Write out all of the lines below, exactly and completely.

════════

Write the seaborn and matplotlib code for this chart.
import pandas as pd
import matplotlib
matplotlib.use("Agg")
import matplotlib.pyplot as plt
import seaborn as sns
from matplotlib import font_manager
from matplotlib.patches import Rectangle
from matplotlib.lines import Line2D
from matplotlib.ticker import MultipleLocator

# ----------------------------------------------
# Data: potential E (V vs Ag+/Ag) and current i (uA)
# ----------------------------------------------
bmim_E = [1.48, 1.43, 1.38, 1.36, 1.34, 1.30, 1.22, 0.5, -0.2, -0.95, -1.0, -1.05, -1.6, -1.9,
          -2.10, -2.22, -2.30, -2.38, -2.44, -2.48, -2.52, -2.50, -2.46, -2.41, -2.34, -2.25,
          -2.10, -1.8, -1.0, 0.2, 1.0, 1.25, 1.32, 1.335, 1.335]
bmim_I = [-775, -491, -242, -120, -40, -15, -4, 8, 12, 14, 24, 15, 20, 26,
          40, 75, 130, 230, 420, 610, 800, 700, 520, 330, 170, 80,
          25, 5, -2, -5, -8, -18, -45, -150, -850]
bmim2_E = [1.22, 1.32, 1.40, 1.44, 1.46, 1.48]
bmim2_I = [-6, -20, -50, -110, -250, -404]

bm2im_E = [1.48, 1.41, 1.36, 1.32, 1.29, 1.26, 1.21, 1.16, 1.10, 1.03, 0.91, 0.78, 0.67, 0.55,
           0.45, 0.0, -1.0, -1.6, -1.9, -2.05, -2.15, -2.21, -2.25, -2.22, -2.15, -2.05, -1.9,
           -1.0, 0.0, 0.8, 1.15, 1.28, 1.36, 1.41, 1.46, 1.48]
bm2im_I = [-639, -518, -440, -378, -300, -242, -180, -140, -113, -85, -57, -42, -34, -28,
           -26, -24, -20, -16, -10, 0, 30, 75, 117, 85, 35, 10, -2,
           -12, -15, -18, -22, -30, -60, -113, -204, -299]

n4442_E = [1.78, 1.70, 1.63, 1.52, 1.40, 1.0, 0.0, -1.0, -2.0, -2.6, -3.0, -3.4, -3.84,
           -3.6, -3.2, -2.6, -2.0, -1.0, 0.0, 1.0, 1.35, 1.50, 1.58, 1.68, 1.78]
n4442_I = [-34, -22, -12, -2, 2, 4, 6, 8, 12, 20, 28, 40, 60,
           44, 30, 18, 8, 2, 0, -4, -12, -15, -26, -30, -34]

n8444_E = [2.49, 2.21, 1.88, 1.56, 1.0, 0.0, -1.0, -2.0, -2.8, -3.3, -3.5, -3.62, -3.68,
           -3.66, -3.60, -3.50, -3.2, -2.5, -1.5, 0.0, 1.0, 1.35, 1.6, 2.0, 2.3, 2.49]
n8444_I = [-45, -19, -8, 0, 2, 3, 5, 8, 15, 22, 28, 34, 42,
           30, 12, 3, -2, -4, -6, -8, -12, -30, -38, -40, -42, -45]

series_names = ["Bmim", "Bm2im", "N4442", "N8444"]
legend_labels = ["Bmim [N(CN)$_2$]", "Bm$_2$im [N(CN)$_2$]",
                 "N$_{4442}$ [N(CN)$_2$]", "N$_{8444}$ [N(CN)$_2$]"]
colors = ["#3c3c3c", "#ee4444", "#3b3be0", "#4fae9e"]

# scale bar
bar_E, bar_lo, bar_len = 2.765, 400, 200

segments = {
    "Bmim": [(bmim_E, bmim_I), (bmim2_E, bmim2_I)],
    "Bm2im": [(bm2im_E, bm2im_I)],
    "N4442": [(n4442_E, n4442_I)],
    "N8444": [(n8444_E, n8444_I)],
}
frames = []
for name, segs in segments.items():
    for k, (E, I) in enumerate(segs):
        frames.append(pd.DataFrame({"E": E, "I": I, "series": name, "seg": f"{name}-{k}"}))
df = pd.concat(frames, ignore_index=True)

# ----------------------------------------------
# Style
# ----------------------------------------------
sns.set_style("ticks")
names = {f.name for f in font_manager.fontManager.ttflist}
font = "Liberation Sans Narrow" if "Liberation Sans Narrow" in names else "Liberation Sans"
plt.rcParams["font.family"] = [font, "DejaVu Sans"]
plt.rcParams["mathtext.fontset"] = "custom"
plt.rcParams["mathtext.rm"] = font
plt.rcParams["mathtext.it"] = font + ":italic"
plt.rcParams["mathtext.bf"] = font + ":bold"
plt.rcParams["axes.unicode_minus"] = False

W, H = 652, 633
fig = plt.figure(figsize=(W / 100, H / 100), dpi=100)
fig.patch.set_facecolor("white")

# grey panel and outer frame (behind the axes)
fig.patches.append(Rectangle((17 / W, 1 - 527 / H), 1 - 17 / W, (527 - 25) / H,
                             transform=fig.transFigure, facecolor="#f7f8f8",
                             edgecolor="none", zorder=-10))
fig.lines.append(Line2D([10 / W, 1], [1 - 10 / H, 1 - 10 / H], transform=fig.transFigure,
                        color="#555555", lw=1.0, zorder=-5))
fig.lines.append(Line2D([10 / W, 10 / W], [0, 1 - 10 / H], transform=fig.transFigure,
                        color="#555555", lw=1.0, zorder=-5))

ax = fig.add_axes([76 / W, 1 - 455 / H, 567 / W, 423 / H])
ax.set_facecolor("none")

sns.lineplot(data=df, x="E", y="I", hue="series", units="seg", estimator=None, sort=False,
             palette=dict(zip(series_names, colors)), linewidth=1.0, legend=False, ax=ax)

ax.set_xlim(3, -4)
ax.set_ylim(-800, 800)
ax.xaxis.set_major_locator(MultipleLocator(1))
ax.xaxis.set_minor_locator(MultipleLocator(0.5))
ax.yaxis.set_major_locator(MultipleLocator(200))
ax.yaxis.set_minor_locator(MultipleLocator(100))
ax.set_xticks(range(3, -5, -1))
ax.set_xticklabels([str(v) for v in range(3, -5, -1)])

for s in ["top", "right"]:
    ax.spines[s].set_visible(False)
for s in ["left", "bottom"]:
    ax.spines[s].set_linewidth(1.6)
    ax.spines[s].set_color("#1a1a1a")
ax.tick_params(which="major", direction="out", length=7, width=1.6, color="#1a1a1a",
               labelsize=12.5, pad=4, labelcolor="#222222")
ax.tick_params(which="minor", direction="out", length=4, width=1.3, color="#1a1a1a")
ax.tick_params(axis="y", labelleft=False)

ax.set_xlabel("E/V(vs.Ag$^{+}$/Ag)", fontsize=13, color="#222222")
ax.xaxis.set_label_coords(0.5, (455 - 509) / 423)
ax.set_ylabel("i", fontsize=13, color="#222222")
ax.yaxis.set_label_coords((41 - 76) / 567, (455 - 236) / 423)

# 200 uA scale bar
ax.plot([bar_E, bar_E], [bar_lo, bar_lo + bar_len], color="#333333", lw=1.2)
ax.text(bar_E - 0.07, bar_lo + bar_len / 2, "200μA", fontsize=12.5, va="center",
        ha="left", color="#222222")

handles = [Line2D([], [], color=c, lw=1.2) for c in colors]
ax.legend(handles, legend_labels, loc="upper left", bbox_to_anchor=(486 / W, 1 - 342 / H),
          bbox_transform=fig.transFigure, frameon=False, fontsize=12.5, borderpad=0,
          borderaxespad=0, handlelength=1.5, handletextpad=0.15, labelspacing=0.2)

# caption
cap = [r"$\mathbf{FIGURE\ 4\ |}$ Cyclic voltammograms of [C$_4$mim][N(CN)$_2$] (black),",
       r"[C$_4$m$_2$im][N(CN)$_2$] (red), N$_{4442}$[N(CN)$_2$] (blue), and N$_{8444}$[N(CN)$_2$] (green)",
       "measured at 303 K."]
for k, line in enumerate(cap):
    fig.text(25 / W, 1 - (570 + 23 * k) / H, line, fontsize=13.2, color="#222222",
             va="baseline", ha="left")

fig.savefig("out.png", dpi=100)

════════

● **COMPLETED TASK**:
Write the seaborn and matplotlib code for this chart.
import pandas as pd
import matplotlib
matplotlib.use("Agg")
import matplotlib.pyplot as plt
import seaborn as sns
from matplotlib import font_manager
from matplotlib.patches import Rectangle
from matplotlib.lines import Line2D
from matplotlib.ticker import MultipleLocator

# ----------------------------------------------
# Data: potential E (V vs Ag+/Ag) and current i (uA)
# ----------------------------------------------
bmim_E = [1.48, 1.43, 1.38, 1.36, 1.34, 1.30, 1.22, 0.5, -0.2, -0.95, -1.0, -1.05, -1.6, -1.9,
          -2.10, -2.22, -2.30, -2.38, -2.44, -2.48, -2.52, -2.50, -2.46, -2.41, -2.34, -2.25,
          -2.10, -1.8, -1.0, 0.2, 1.0, 1.25, 1.32, 1.335, 1.335]
bmim_I = [-775, -491, -242, -120, -40, -15, -4, 8, 12, 14, 24, 15, 20, 26,
          40, 75, 130, 230, 420, 610, 800, 700, 520, 330, 170, 80,
          25, 5, -2, -5, -8, -18, -45, -150, -850]
bmim2_E = [1.22, 1.32, 1.40, 1.44, 1.46, 1.48]
bmim2_I = [-6, -20, -50, -110, -250, -404]

bm2im_E = [1.48, 1.41, 1.36, 1.32, 1.29, 1.26, 1.21, 1.16, 1.10, 1.03, 0.91, 0.78, 0.67, 0.55,
           0.45, 0.0, -1.0, -1.6, -1.9, -2.05, -2.15, -2.21, -2.25, -2.22, -2.15, -2.05, -1.9,
           -1.0, 0.0, 0.8, 1.15, 1.28, 1.36, 1.41, 1.46, 1.48]
bm2im_I = [-639, -518, -440, -378, -300, -242, -180, -140, -113, -85, -57, -42, -34, -28,
           -26, -24, -20, -16, -10, 0, 30, 75, 117, 85, 35, 10, -2,
           -12, -15, -18, -22, -30, -60, -113, -204, -299]

n4442_E = [1.78, 1.70, 1.63, 1.52, 1.40, 1.0, 0.0, -1.0, -2.0, -2.6, -3.0, -3.4, -3.84,
           -3.6, -3.2, -2.6, -2.0, -1.0, 0.0, 1.0, 1.35, 1.50, 1.58, 1.68, 1.78]
n4442_I = [-34, -22, -12, -2, 2, 4, 6, 8, 12, 20, 28, 40, 60,
           44, 30, 18, 8, 2, 0, -4, -12, -15, -26, -30, -34]

n8444_E = [2.49, 2.21, 1.88, 1.56, 1.0, 0.0, -1.0, -2.0, -2.8, -3.3, -3.5, -3.62, -3.68,
           -3.66, -3.60, -3.50, -3.2, -2.5, -1.5, 0.0, 1.0, 1.35, 1.6, 2.0, 2.3, 2.49]
n8444_I = [-45, -19, -8, 0, 2, 3, 5, 8, 15, 22, 28, 34, 42,
           30, 12, 3, -2, -4, -6, -8, -12, -30, -38, -40, -42, -45]

series_names = ["Bmim", "Bm2im", "N4442", "N8444"]
legend_labels = ["Bmim [N(CN)$_2$]", "Bm$_2$im [N(CN)$_2$]",
                 "N$_{4442}$ [N(CN)$_2$]", "N$_{8444}$ [N(CN)$_2$]"]
colors = ["#3c3c3c", "#ee4444", "#3b3be0", "#4fae9e"]

# scale bar
bar_E, bar_lo, bar_len = 2.765, 400, 200

segments = {
    "Bmim": [(bmim_E, bmim_I), (bmim2_E, bmim2_I)],
    "Bm2im": [(bm2im_E, bm2im_I)],
    "N4442": [(n4442_E, n4442_I)],
    "N8444": [(n8444_E, n8444_I)],
}
frames = []
for name, segs in segments.items():
    for k, (E, I) in enumerate(segs):
        frames.append(pd.DataFrame({"E": E, "I": I, "series": name, "seg": f"{name}-{k}"}))
df = pd.concat(frames, ignore_index=True)

# ----------------------------------------------
# Style
# ----------------------------------------------
sns.set_style("ticks")
names = {f.name for f in font_manager.fontManager.ttflist}
font = "Liberation Sans Narrow" if "Liberation Sans Narrow" in names else "Liberation Sans"
plt.rcParams["font.family"] = [font, "DejaVu Sans"]
plt.rcParams["mathtext.fontset"] = "custom"
plt.rcParams["mathtext.rm"] = font
plt.rcParams["mathtext.it"] = font + ":italic"
plt.rcParams["mathtext.bf"] = font + ":bold"
plt.rcParams["axes.unicode_minus"] = False

W, H = 652, 633
fig = plt.figure(figsize=(W / 100, H / 100), dpi=100)
fig.patch.set_facecolor("white")

# grey panel and outer frame (behind the axes)
fig.patches.append(Rectangle((17 / W, 1 - 527 / H), 1 - 17 / W, (527 - 25) / H,
                             transform=fig.transFigure, facecolor="#f7f8f8",
                             edgecolor="none", zorder=-10))
fig.lines.append(Line2D([10 / W, 1], [1 - 10 / H, 1 - 10 / H], transform=fig.transFigure,
                        color="#555555", lw=1.0, zorder=-5))
fig.lines.append(Line2D([10 / W, 10 / W], [0, 1 - 10 / H], transform=fig.transFigure,
                        color="#555555", lw=1.0, zorder=-5))

ax = fig.add_axes([76 / W, 1 - 455 / H, 567 / W, 423 / H])
ax.set_facecolor("none")

sns.lineplot(data=df, x="E", y="I", hue="series", units="seg", estimator=None, sort=False,
             palette=dict(zip(series_names, colors)), linewidth=1.0, legend=False, ax=ax)

ax.set_xlim(3, -4)
ax.set_ylim(-800, 800)
ax.xaxis.set_major_locator(MultipleLocator(1))
ax.xaxis.set_minor_locator(MultipleLocator(0.5))
ax.yaxis.set_major_locator(MultipleLocator(200))
ax.yaxis.set_minor_locator(MultipleLocator(100))
ax.set_xticks(range(3, -5, -1))
ax.set_xticklabels([str(v) for v in range(3, -5, -1)])

for s in ["top", "right"]:
    ax.spines[s].set_visible(False)
for s in ["left", "bottom"]:
    ax.spines[s].set_linewidth(1.6)
    ax.spines[s].set_color("#1a1a1a")
ax.tick_params(which="major", direction="out", length=7, width=1.6, color="#1a1a1a",
               labelsize=12.5, pad=4, labelcolor="#222222")
ax.tick_params(which="minor", direction="out", length=4, width=1.3, color="#1a1a1a")
ax.tick_params(axis="y", labelleft=False)

ax.set_xlabel("E/V(vs.Ag$^{+}$/Ag)", fontsize=13, color="#222222")
ax.xaxis.set_label_coords(0.5, (455 - 509) / 423)
ax.set_ylabel("i", fontsize=13, color="#222222")
ax.yaxis.set_label_coords((41 - 76) / 567, (455 - 236) / 423)

# 200 uA scale bar
ax.plot([bar_E, bar_E], [bar_lo, bar_lo + bar_len], color="#333333", lw=1.2)
ax.text(bar_E - 0.07, bar_lo + bar_len / 2, "200μA", fontsize=12.5, va="center",
        ha="left", color="#222222")

handles = [Line2D([], [], color=c, lw=1.2) for c in colors]
ax.legend(handles, legend_labels, loc="upper left", bbox_to_anchor=(486 / W, 1 - 342 / H),
          bbox_transform=fig.transFigure, frameon=False, fontsize=12.5, borderpad=0,
          borderaxespad=0, handlelength=1.5, handletextpad=0.15, labelspacing=0.2)

# caption
cap = [r"$\mathbf{FIGURE\ 4\ |}$ Cyclic voltammograms of [C$_4$mim][N(CN)$_2$] (black),",
       r"[C$_4$m$_2$im][N(CN)$_2$] (red), N$_{4442}$[N(CN)$_2$] (blue), and N$_{8444}$[N(CN)$_2$] (green)",
       "measured at 303 K."]
for k, line in enumerate(cap):
    fig.text(25 / W, 1 - (570 + 23 * k) / H, line, fontsize=13.2, color="#222222",
             va="baseline", ha="left")

fig.savefig("out.png", dpi=100)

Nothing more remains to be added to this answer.